*SET TASK*
Report the number of lines containing "diagram", with no other words.

*AVAILABLE DATA*
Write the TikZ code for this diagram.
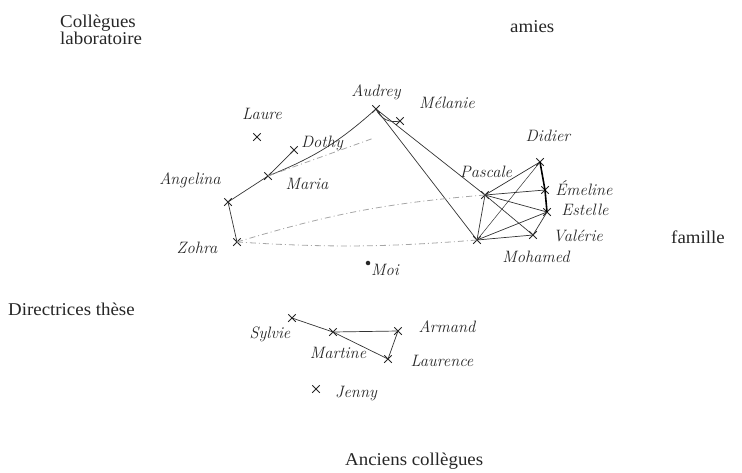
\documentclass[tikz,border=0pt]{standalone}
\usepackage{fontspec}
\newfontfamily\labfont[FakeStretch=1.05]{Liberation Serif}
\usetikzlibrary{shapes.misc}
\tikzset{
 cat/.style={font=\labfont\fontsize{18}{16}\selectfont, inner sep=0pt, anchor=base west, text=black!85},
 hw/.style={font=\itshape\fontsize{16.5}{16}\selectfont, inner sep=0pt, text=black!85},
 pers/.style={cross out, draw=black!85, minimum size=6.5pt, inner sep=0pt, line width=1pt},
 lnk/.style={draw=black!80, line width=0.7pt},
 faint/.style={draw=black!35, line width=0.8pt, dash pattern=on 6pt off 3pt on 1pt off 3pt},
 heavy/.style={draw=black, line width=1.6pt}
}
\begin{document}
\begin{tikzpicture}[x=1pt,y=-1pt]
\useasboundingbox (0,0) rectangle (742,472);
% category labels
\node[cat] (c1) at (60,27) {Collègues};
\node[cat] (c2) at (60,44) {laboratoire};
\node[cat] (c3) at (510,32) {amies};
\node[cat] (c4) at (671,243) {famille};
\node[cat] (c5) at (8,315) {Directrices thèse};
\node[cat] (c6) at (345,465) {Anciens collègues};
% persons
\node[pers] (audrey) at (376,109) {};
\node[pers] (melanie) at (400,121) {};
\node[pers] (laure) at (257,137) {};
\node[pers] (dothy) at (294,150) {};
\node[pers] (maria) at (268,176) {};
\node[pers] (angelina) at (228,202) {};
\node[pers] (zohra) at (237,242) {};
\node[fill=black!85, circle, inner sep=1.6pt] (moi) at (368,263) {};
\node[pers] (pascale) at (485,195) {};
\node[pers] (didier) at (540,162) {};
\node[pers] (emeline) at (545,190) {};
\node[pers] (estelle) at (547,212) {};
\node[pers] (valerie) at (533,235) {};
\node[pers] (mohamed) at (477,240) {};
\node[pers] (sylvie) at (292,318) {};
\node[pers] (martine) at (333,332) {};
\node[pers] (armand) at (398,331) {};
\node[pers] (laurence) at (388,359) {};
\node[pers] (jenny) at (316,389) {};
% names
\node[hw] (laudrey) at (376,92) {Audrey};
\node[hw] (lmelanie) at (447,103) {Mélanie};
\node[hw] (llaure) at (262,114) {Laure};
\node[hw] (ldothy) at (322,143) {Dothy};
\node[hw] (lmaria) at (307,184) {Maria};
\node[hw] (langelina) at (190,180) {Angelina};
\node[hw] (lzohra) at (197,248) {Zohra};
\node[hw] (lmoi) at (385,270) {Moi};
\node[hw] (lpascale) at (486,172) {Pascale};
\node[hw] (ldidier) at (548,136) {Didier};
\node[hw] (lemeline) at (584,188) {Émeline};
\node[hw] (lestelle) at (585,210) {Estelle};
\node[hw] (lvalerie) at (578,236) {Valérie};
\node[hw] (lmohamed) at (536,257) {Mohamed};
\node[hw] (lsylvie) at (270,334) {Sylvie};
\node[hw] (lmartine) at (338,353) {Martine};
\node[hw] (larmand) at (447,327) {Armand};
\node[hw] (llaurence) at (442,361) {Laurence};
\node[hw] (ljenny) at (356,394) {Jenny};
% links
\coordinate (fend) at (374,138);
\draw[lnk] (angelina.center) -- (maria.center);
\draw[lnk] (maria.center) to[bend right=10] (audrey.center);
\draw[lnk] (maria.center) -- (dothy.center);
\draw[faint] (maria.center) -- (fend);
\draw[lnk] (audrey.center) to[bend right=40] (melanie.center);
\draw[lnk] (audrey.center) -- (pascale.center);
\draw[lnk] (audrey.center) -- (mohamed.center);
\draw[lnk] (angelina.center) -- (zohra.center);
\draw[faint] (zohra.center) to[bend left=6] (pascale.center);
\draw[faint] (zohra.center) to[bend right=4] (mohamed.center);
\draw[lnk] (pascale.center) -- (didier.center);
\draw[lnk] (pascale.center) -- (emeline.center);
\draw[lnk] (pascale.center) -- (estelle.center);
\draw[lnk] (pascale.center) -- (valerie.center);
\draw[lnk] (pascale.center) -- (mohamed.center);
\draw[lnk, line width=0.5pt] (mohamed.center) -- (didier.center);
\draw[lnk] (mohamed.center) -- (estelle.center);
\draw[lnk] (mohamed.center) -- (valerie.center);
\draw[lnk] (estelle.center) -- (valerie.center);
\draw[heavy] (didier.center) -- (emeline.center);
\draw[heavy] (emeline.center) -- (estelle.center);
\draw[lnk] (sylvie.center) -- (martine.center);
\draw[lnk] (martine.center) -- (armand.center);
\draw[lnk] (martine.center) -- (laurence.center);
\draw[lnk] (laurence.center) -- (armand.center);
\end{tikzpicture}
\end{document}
--
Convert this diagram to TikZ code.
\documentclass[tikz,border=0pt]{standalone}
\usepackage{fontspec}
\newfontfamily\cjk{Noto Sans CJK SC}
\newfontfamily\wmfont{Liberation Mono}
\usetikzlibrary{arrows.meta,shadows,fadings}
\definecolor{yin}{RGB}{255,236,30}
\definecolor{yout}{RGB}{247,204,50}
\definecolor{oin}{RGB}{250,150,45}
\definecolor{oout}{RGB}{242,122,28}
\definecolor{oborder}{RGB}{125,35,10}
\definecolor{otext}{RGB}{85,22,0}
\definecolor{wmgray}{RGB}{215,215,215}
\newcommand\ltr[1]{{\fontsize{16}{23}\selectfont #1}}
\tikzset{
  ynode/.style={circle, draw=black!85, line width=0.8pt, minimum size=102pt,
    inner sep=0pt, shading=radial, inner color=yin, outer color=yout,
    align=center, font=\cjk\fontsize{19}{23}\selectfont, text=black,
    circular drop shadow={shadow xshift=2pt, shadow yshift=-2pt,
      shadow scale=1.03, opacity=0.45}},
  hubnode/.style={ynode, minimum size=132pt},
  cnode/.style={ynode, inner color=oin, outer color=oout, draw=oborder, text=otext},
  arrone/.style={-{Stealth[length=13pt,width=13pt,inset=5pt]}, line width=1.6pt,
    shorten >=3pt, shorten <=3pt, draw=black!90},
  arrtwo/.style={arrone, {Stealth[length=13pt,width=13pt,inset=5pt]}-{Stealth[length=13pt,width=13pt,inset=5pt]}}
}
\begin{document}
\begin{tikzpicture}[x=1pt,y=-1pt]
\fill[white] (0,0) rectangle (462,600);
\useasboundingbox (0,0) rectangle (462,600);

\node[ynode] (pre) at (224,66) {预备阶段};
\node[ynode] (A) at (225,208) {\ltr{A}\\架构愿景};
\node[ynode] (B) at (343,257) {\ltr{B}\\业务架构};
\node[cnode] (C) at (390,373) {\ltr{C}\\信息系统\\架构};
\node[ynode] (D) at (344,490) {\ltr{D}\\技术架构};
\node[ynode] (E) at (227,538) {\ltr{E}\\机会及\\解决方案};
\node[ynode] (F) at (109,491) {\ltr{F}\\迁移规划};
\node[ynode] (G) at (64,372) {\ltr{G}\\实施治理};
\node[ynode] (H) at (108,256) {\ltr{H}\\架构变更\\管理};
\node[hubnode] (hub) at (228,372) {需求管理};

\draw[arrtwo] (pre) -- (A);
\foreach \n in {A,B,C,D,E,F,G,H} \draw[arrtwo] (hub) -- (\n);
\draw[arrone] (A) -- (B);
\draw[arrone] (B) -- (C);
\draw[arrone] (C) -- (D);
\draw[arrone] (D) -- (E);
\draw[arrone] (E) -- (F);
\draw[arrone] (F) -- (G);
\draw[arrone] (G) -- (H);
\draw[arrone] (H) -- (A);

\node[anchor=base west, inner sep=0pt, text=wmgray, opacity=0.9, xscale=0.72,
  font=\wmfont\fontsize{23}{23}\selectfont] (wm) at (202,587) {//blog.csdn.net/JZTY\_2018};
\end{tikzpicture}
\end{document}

*REPLY*
2